*THE EXERCISE*
Gather the lines that hold the string "this".

*RECORDS FOR PROCESSING*
- - - -

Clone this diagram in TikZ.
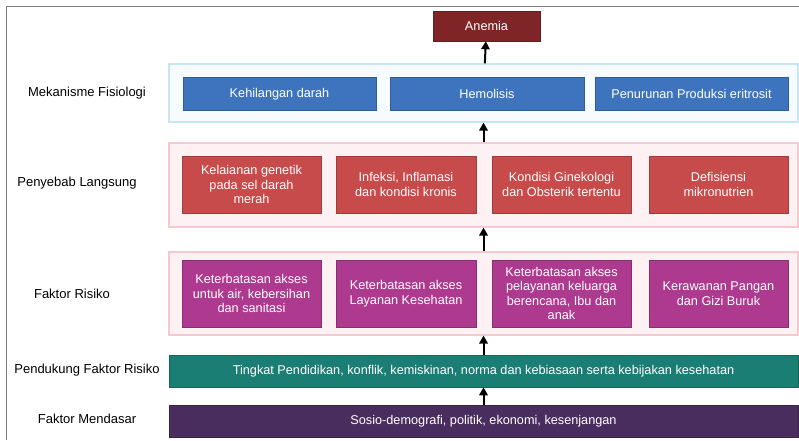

- - - -

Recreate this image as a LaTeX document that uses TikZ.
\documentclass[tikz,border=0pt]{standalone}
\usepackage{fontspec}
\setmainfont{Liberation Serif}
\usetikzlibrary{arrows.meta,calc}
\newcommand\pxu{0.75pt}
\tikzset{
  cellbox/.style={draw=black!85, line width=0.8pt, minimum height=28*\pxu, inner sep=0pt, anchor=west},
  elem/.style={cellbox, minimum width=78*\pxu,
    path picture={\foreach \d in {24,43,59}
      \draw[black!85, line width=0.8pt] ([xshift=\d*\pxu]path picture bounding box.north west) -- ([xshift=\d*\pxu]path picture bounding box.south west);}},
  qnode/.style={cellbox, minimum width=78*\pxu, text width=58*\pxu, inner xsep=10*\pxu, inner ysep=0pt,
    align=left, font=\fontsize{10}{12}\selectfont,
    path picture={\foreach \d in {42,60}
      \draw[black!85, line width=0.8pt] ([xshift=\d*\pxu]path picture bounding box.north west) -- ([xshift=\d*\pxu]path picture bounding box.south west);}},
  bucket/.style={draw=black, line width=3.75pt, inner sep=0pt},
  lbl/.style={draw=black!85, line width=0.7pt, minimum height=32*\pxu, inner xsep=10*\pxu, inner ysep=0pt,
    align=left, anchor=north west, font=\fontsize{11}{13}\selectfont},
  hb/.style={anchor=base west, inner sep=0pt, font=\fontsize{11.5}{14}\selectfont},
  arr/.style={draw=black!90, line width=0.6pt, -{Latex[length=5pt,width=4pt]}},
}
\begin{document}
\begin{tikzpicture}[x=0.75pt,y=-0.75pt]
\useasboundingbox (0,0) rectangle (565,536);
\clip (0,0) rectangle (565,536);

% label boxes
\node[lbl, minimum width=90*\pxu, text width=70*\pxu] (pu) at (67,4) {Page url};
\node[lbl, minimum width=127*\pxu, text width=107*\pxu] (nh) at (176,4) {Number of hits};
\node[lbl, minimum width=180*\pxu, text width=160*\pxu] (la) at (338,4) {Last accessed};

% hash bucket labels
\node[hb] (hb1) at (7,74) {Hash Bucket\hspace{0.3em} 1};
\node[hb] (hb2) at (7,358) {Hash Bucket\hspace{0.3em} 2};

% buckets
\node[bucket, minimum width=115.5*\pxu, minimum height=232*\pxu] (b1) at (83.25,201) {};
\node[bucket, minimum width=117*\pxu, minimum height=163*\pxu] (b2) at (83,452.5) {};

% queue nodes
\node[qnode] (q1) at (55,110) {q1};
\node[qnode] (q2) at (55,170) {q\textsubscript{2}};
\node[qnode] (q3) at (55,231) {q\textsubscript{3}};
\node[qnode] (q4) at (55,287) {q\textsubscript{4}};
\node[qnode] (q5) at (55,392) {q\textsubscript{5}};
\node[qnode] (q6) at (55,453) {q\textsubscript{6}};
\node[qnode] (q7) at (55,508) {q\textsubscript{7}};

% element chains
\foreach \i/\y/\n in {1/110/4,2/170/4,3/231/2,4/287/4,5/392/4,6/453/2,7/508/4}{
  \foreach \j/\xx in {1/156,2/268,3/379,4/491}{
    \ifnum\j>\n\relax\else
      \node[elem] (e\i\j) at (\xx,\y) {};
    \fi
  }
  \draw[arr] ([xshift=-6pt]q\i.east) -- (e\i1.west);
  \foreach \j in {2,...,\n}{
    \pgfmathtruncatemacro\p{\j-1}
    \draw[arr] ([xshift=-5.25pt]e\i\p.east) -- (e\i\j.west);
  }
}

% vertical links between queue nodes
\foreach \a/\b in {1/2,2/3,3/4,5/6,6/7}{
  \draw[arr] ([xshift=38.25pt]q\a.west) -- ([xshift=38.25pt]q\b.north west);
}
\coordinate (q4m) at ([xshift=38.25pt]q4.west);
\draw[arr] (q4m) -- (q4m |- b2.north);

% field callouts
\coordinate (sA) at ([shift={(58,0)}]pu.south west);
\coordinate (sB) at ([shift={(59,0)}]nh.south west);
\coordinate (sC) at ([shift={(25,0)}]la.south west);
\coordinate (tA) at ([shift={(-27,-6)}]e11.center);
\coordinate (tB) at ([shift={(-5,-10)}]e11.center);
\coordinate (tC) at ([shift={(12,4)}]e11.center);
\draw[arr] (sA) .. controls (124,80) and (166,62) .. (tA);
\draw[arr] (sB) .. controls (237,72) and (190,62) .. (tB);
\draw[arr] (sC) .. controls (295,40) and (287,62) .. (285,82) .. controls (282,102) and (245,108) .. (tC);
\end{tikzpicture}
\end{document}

- - - -

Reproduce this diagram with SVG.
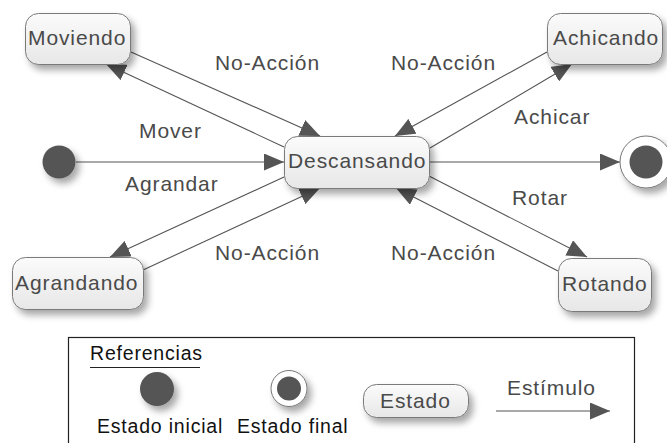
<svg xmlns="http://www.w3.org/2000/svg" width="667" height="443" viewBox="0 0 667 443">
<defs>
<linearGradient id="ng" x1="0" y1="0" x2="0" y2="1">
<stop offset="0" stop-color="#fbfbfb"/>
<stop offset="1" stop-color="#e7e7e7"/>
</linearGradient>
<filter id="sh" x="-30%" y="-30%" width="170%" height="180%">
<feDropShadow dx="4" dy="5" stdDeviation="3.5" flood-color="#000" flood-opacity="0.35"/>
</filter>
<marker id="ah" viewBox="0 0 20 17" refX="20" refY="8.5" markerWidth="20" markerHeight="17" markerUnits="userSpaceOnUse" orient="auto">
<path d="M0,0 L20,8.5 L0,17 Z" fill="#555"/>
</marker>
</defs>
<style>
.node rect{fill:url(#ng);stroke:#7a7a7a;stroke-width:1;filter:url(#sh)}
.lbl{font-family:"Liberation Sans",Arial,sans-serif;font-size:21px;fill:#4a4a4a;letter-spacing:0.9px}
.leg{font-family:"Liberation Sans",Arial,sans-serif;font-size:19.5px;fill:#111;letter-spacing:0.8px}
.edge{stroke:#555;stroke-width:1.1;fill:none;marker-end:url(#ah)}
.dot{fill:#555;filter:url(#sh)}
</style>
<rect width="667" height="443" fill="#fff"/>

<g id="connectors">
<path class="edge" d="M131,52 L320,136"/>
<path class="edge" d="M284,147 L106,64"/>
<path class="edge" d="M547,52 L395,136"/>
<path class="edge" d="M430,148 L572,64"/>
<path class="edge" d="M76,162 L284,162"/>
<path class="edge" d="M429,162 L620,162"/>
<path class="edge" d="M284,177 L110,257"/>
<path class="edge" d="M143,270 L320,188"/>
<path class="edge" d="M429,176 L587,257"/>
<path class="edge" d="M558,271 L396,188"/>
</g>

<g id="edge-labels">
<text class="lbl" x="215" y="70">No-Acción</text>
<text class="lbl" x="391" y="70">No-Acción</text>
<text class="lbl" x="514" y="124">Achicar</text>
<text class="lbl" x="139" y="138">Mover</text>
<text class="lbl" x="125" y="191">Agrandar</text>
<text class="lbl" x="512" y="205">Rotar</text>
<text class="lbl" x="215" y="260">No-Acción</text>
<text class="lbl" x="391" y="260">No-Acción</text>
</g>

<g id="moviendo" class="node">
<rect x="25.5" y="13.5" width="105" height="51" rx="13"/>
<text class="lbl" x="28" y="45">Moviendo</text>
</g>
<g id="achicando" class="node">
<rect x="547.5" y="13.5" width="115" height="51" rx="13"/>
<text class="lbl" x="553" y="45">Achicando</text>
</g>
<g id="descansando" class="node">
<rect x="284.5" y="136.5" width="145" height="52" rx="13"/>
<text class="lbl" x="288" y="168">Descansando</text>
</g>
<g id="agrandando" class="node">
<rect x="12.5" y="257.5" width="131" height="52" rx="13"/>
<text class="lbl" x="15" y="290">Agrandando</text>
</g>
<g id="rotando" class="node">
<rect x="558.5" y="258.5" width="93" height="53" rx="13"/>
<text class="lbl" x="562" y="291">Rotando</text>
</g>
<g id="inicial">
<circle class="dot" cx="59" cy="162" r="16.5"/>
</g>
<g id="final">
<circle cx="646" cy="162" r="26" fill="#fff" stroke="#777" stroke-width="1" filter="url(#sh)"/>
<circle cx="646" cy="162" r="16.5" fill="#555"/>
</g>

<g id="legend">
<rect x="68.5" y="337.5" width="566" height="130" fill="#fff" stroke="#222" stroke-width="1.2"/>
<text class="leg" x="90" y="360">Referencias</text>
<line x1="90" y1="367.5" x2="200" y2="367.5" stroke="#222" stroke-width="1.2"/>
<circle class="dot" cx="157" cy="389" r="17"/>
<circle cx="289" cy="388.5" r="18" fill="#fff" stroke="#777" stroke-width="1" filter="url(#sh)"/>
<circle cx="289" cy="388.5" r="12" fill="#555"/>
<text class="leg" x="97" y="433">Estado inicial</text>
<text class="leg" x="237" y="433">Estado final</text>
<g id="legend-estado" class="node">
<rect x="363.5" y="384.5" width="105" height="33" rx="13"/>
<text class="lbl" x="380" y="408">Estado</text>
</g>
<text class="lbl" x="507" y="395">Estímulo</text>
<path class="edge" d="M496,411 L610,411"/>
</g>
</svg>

- - - -

*REPLY*
Clone this diagram in TikZ.
Recreate this image as a LaTeX document that uses TikZ.
Reproduce this diagram with SVG.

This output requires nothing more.